**PROBLEM TO WORK ON**: Omit every picture and return the rest of the data unaltered.

-- BEGIN --

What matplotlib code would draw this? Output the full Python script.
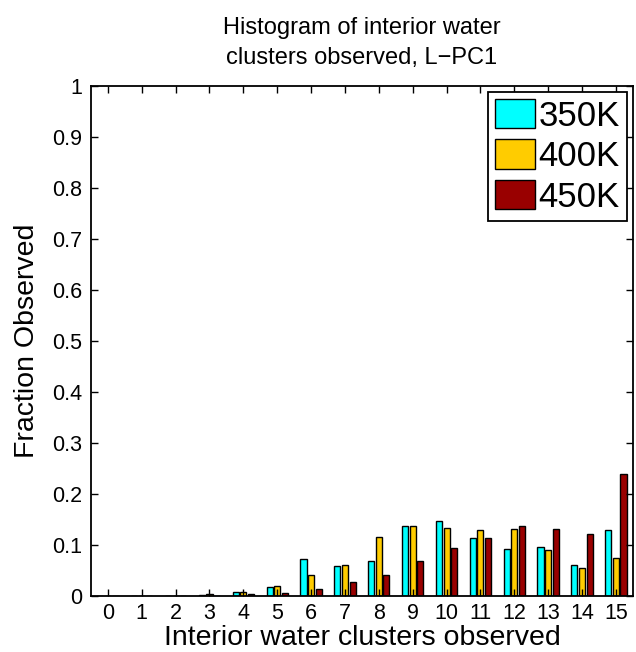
import numpy as np
import matplotlib.pyplot as plt

plt.rcParams['font.family'] = ['Liberation Sans', 'DejaVu Sans']

clusters = np.arange(16)
frac_350 = [0, 0, 0, 0.001, 0.0085, 0.018, 0.0725, 0.059, 0.069, 0.137,
            0.146, 0.113, 0.0915, 0.095, 0.061, 0.129]
frac_400 = [0, 0, 0, 0.003, 0.008, 0.019, 0.041, 0.061, 0.115, 0.137,
            0.134, 0.129, 0.131, 0.091, 0.054, 0.075]
frac_450 = [0, 0, 0, 0, 0.004, 0.006, 0.014, 0.027, 0.042, 0.068,
            0.094, 0.114, 0.137, 0.131, 0.122, 0.239]
series = [('350K', frac_350, '#00ffff'),
          ('400K', frac_400, '#ffcc00'),
          ('450K', frac_450, '#990000')]
yticks = np.round(np.arange(0, 1.01, 0.1), 1)
ytick_labels = ['0'] + [f'{v:g}' for v in yticks[1:-1]] + ['1']

fig = plt.figure(figsize=(6.36, 6.52), dpi=100)
ax = fig.add_axes([0.143, 0.086, 0.852, 0.782])

w = 0.18
for i, (name, vals, col) in enumerate(series):
    ax.bar(clusters + (i - 1) * 0.225, vals, width=w, color=col,
           edgecolor='black', linewidth=1.0, label=name)

ax.set_xlim(-0.5, 15.5)
ax.set_ylim(0, 1)
ax.set_xticks(clusters)
ax.set_yticks(yticks)
ax.set_yticklabels(ytick_labels)
ax.tick_params(direction='in', length=5, width=1, labelsize=15.5,
               top=True, right=True)
ax.tick_params(axis='x', pad=5)
ax.tick_params(axis='y', pad=6)
for s in ax.spines.values():
    s.set_linewidth(1.3)

ax.set_title('Histogram of interior water\nclusters observed, L\u2212PC1',
             fontsize=17, pad=16, linespacing=1.45)
ax.set_xlabel('Interior water clusters observed', fontsize=20.5, labelpad=1)
ax.set_ylabel('Fraction Observed', fontsize=20.5, labelpad=9)

leg = ax.legend(loc='upper right', fontsize=25, handlelength=1.15,
                handleheight=0.92, handletextpad=0.12, borderpad=0.2,
                labelspacing=0.2, borderaxespad=0.17, fancybox=False,
                framealpha=1)
leg.get_frame().set_edgecolor('black')
leg.get_frame().set_linewidth(1.3)

fig.savefig('out.png', dpi=100)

-- END --

**EXERCISE ANSWER**:
What matplotlib code would draw this? Output the full Python script.
import numpy as np
import matplotlib.pyplot as plt

plt.rcParams['font.family'] = ['Liberation Sans', 'DejaVu Sans']

clusters = np.arange(16)
frac_350 = [0, 0, 0, 0.001, 0.0085, 0.018, 0.0725, 0.059, 0.069, 0.137,
            0.146, 0.113, 0.0915, 0.095, 0.061, 0.129]
frac_400 = [0, 0, 0, 0.003, 0.008, 0.019, 0.041, 0.061, 0.115, 0.137,
            0.134, 0.129, 0.131, 0.091, 0.054, 0.075]
frac_450 = [0, 0, 0, 0, 0.004, 0.006, 0.014, 0.027, 0.042, 0.068,
            0.094, 0.114, 0.137, 0.131, 0.122, 0.239]
series = [('350K', frac_350, '#00ffff'),
          ('400K', frac_400, '#ffcc00'),
          ('450K', frac_450, '#990000')]
yticks = np.round(np.arange(0, 1.01, 0.1), 1)
ytick_labels = ['0'] + [f'{v:g}' for v in yticks[1:-1]] + ['1']

fig = plt.figure(figsize=(6.36, 6.52), dpi=100)
ax = fig.add_axes([0.143, 0.086, 0.852, 0.782])

w = 0.18
for i, (name, vals, col) in enumerate(series):
    ax.bar(clusters + (i - 1) * 0.225, vals, width=w, color=col,
           edgecolor='black', linewidth=1.0, label=name)

ax.set_xlim(-0.5, 15.5)
ax.set_ylim(0, 1)
ax.set_xticks(clusters)
ax.set_yticks(yticks)
ax.set_yticklabels(ytick_labels)
ax.tick_params(direction='in', length=5, width=1, labelsize=15.5,
               top=True, right=True)
ax.tick_params(axis='x', pad=5)
ax.tick_params(axis='y', pad=6)
for s in ax.spines.values():
    s.set_linewidth(1.3)

ax.set_title('Histogram of interior water\nclusters observed, L\u2212PC1',
             fontsize=17, pad=16, linespacing=1.45)
ax.set_xlabel('Interior water clusters observed', fontsize=20.5, labelpad=1)
ax.set_ylabel('Fraction Observed', fontsize=20.5, labelpad=9)

leg = ax.legend(loc='upper right', fontsize=25, handlelength=1.15,
                handleheight=0.92, handletextpad=0.12, borderpad=0.2,
                labelspacing=0.2, borderaxespad=0.17, fancybox=False,
                framealpha=1)
leg.get_frame().set_edgecolor('black')
leg.get_frame().set_linewidth(1.3)

fig.savefig('out.png', dpi=100)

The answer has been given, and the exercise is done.